--- Start DATA PROVIDED ---

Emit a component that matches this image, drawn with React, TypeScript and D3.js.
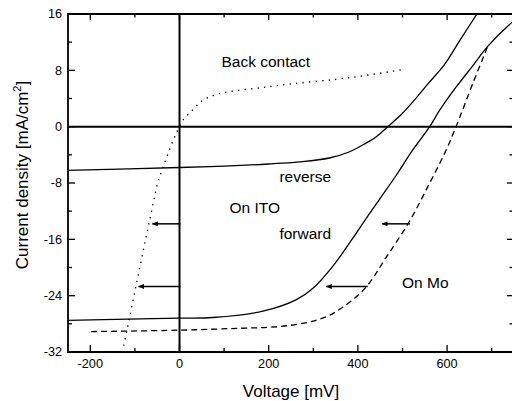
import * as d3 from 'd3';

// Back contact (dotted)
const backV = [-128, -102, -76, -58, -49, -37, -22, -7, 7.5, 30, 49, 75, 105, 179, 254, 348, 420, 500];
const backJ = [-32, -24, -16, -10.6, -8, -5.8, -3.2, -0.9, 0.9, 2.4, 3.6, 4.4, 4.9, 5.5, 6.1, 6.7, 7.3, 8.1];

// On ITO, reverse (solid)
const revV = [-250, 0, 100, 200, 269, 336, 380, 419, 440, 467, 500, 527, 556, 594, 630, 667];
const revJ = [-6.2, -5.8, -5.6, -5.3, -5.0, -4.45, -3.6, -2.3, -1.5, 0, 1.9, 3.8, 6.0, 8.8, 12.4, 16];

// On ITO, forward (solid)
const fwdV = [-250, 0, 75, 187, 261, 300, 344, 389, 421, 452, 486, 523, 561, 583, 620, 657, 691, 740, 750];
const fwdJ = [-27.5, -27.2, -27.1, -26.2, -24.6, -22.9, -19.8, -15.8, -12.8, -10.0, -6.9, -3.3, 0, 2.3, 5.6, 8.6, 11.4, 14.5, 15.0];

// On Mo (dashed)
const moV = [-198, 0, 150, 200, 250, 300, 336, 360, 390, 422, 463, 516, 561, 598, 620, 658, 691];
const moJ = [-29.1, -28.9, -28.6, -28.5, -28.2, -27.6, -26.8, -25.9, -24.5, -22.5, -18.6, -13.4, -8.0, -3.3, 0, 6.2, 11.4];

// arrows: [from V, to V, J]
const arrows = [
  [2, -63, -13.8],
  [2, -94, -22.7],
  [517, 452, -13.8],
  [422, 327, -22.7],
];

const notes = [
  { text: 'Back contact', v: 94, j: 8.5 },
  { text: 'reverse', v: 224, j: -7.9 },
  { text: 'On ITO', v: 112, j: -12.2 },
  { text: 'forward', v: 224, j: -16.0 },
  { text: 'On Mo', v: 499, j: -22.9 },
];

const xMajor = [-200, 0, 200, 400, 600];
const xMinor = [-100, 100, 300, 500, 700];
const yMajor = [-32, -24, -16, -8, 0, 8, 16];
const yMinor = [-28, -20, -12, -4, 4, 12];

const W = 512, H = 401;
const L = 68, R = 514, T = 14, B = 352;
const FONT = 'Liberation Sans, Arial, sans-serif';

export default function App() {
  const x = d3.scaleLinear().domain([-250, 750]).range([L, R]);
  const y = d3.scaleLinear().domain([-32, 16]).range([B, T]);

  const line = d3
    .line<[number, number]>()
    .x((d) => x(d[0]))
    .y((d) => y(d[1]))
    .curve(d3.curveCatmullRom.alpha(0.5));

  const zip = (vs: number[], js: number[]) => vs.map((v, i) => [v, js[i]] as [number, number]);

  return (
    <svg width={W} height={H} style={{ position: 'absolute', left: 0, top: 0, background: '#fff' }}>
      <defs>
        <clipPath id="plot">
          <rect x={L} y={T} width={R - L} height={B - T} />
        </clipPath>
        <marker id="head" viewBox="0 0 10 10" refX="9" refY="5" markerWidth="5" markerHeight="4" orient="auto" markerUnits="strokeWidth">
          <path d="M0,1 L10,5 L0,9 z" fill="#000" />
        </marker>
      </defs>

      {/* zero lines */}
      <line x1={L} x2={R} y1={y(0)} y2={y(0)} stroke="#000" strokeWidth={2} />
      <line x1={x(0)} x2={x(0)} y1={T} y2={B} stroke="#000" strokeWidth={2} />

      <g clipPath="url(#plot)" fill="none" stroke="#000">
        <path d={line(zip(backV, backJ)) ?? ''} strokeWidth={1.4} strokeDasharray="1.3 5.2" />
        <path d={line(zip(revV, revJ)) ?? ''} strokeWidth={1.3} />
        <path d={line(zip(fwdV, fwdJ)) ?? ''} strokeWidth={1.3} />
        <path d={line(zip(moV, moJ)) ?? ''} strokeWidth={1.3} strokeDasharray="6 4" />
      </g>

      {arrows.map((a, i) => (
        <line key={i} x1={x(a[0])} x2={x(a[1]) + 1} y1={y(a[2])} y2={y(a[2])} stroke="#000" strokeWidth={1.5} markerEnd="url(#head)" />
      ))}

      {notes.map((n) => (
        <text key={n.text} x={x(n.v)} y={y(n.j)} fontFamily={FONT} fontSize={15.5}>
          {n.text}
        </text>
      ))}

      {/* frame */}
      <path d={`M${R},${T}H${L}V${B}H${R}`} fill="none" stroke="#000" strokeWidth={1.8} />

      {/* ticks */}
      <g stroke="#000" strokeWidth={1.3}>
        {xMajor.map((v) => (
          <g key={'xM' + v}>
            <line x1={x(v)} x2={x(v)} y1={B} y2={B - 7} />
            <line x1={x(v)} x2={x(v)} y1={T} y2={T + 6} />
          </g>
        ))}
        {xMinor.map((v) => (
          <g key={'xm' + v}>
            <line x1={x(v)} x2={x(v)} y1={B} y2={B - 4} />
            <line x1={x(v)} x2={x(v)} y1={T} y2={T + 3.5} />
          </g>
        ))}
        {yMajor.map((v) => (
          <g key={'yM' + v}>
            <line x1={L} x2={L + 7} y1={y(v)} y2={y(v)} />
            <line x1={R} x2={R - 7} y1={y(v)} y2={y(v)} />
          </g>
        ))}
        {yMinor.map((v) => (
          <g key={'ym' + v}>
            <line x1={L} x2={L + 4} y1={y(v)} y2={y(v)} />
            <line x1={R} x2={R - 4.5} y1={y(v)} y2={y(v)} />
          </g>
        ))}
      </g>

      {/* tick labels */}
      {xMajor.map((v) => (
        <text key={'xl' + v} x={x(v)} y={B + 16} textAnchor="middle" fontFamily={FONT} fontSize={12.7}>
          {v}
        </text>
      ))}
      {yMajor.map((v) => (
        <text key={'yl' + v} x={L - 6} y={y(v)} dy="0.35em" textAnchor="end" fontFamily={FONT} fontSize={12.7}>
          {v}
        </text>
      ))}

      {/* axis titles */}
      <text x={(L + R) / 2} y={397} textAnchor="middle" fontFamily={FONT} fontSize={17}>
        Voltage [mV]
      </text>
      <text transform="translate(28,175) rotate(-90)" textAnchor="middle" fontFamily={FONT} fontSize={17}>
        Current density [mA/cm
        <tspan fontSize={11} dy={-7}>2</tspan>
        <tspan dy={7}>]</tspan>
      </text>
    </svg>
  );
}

--- End DATA PROVIDED ---

**PROBLEM REQUIREMENTS**. In your copy, leave out the pictures and reproduce the material above exactly.

**THE REPLY**.
Emit a component that matches this image, drawn with React, TypeScript and D3.js.
import * as d3 from 'd3';

// Back contact (dotted)
const backV = [-128, -102, -76, -58, -49, -37, -22, -7, 7.5, 30, 49, 75, 105, 179, 254, 348, 420, 500];
const backJ = [-32, -24, -16, -10.6, -8, -5.8, -3.2, -0.9, 0.9, 2.4, 3.6, 4.4, 4.9, 5.5, 6.1, 6.7, 7.3, 8.1];

// On ITO, reverse (solid)
const revV = [-250, 0, 100, 200, 269, 336, 380, 419, 440, 467, 500, 527, 556, 594, 630, 667];
const revJ = [-6.2, -5.8, -5.6, -5.3, -5.0, -4.45, -3.6, -2.3, -1.5, 0, 1.9, 3.8, 6.0, 8.8, 12.4, 16];

// On ITO, forward (solid)
const fwdV = [-250, 0, 75, 187, 261, 300, 344, 389, 421, 452, 486, 523, 561, 583, 620, 657, 691, 740, 750];
const fwdJ = [-27.5, -27.2, -27.1, -26.2, -24.6, -22.9, -19.8, -15.8, -12.8, -10.0, -6.9, -3.3, 0, 2.3, 5.6, 8.6, 11.4, 14.5, 15.0];

// On Mo (dashed)
const moV = [-198, 0, 150, 200, 250, 300, 336, 360, 390, 422, 463, 516, 561, 598, 620, 658, 691];
const moJ = [-29.1, -28.9, -28.6, -28.5, -28.2, -27.6, -26.8, -25.9, -24.5, -22.5, -18.6, -13.4, -8.0, -3.3, 0, 6.2, 11.4];

// arrows: [from V, to V, J]
const arrows = [
  [2, -63, -13.8],
  [2, -94, -22.7],
  [517, 452, -13.8],
  [422, 327, -22.7],
];

const notes = [
  { text: 'Back contact', v: 94, j: 8.5 },
  { text: 'reverse', v: 224, j: -7.9 },
  { text: 'On ITO', v: 112, j: -12.2 },
  { text: 'forward', v: 224, j: -16.0 },
  { text: 'On Mo', v: 499, j: -22.9 },
];

const xMajor = [-200, 0, 200, 400, 600];
const xMinor = [-100, 100, 300, 500, 700];
const yMajor = [-32, -24, -16, -8, 0, 8, 16];
const yMinor = [-28, -20, -12, -4, 4, 12];

const W = 512, H = 401;
const L = 68, R = 514, T = 14, B = 352;
const FONT = 'Liberation Sans, Arial, sans-serif';

export default function App() {
  const x = d3.scaleLinear().domain([-250, 750]).range([L, R]);
  const y = d3.scaleLinear().domain([-32, 16]).range([B, T]);

  const line = d3
    .line<[number, number]>()
    .x((d) => x(d[0]))
    .y((d) => y(d[1]))
    .curve(d3.curveCatmullRom.alpha(0.5));

  const zip = (vs: number[], js: number[]) => vs.map((v, i) => [v, js[i]] as [number, number]);

  return (
    <svg width={W} height={H} style={{ position: 'absolute', left: 0, top: 0, background: '#fff' }}>
      <defs>
        <clipPath id="plot">
          <rect x={L} y={T} width={R - L} height={B - T} />
        </clipPath>
        <marker id="head" viewBox="0 0 10 10" refX="9" refY="5" markerWidth="5" markerHeight="4" orient="auto" markerUnits="strokeWidth">
          <path d="M0,1 L10,5 L0,9 z" fill="#000" />
        </marker>
      </defs>

      {/* zero lines */}
      <line x1={L} x2={R} y1={y(0)} y2={y(0)} stroke="#000" strokeWidth={2} />
      <line x1={x(0)} x2={x(0)} y1={T} y2={B} stroke="#000" strokeWidth={2} />

      <g clipPath="url(#plot)" fill="none" stroke="#000">
        <path d={line(zip(backV, backJ)) ?? ''} strokeWidth={1.4} strokeDasharray="1.3 5.2" />
        <path d={line(zip(revV, revJ)) ?? ''} strokeWidth={1.3} />
        <path d={line(zip(fwdV, fwdJ)) ?? ''} strokeWidth={1.3} />
        <path d={line(zip(moV, moJ)) ?? ''} strokeWidth={1.3} strokeDasharray="6 4" />
      </g>

      {arrows.map((a, i) => (
        <line key={i} x1={x(a[0])} x2={x(a[1]) + 1} y1={y(a[2])} y2={y(a[2])} stroke="#000" strokeWidth={1.5} markerEnd="url(#head)" />
      ))}

      {notes.map((n) => (
        <text key={n.text} x={x(n.v)} y={y(n.j)} fontFamily={FONT} fontSize={15.5}>
          {n.text}
        </text>
      ))}

      {/* frame */}
      <path d={`M${R},${T}H${L}V${B}H${R}`} fill="none" stroke="#000" strokeWidth={1.8} />

      {/* ticks */}
      <g stroke="#000" strokeWidth={1.3}>
        {xMajor.map((v) => (
          <g key={'xM' + v}>
            <line x1={x(v)} x2={x(v)} y1={B} y2={B - 7} />
            <line x1={x(v)} x2={x(v)} y1={T} y2={T + 6} />
          </g>
        ))}
        {xMinor.map((v) => (
          <g key={'xm' + v}>
            <line x1={x(v)} x2={x(v)} y1={B} y2={B - 4} />
            <line x1={x(v)} x2={x(v)} y1={T} y2={T + 3.5} />
          </g>
        ))}
        {yMajor.map((v) => (
          <g key={'yM' + v}>
            <line x1={L} x2={L + 7} y1={y(v)} y2={y(v)} />
            <line x1={R} x2={R - 7} y1={y(v)} y2={y(v)} />
          </g>
        ))}
        {yMinor.map((v) => (
          <g key={'ym' + v}>
            <line x1={L} x2={L + 4} y1={y(v)} y2={y(v)} />
            <line x1={R} x2={R - 4.5} y1={y(v)} y2={y(v)} />
          </g>
        ))}
      </g>

      {/* tick labels */}
      {xMajor.map((v) => (
        <text key={'xl' + v} x={x(v)} y={B + 16} textAnchor="middle" fontFamily={FONT} fontSize={12.7}>
          {v}
        </text>
      ))}
      {yMajor.map((v) => (
        <text key={'yl' + v} x={L - 6} y={y(v)} dy="0.35em" textAnchor="end" fontFamily={FONT} fontSize={12.7}>
          {v}
        </text>
      ))}

      {/* axis titles */}
      <text x={(L + R) / 2} y={397} textAnchor="middle" fontFamily={FONT} fontSize={17}>
        Voltage [mV]
      </text>
      <text transform="translate(28,175) rotate(-90)" textAnchor="middle" fontFamily={FONT} fontSize={17}>
        Current density [mA/cm
        <tspan fontSize={11} dy={-7}>2</tspan>
        <tspan dy={7}>]</tspan>
      </text>
    </svg>
  );
}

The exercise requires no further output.